This program provides financial assistance to LEAs and schools with high numbers or high percentages of poor children to help ensure that all children meet challenging state academic standards. Federal funds are currently allocated through four statutory formulas that are based primarily on census poverty estimates and the cost of education in each state.
Types of Projects
More than 50,000 public schools across the country use Title I funds to provide additional academic support and learning opportunities to help low-achieving children master challenging curriculum and meet state standards in core academic subjects. For example, funds support extra instruction in reading and mathematics, as well as special preschool, after-school, and summer programs to extend and reinforce the regular school curriculum.

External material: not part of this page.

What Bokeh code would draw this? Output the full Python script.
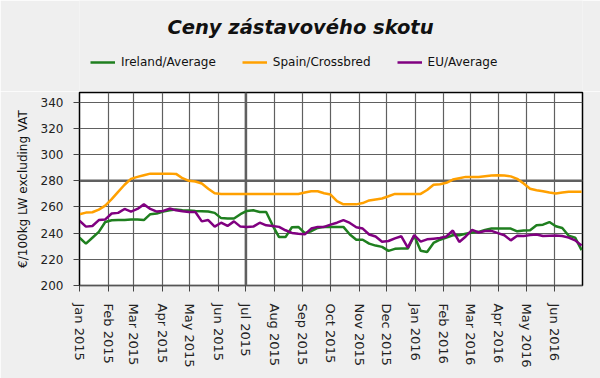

This program provides financial assistance through State educational agencies (SEAs) to local educational agencies (LEAs) and public schools with high numbers or percentages of poor children to help ensure that all children meet challenging State academic content and student academic achievement standards.
LEAs target the Title I funds they receive to public schools with the highest percentages of children from low-income families. Unless a participating school is operating a schoolwide program, the school must focus Title I services on children who are failing, or most at risk of failing, to meet State academic standards. Schools enrolling at least 40 percent of students from poor families are eligible to use Title I funds for schoolwide programs that serve all children in the school.
Title I is designed to help students served by the program to achieve proficiency on challenging State academic achievement standards. Title I schools with percentages of low income students of at least 40 percent may use Title I funds, along with other Federal, State, and local funds, to operate a "schoolwide program" to upgrade the instructional program for the whole school. Title I schools with less than 40 percent low income students or that choose not to operate a schoolwide program offer a "targeted assistance program" in which the school identifies students who are failing, or most at risk of failing, to meet the State's challenging academic achievement standards. Targeted assistance schools design, in consultation with parents, staff, and district staff, an instructional program to meet the needs of those students. Both schoolwide and targeted assistance programs must use instructional strategies based on scientifically based research and implement parental involvement activities.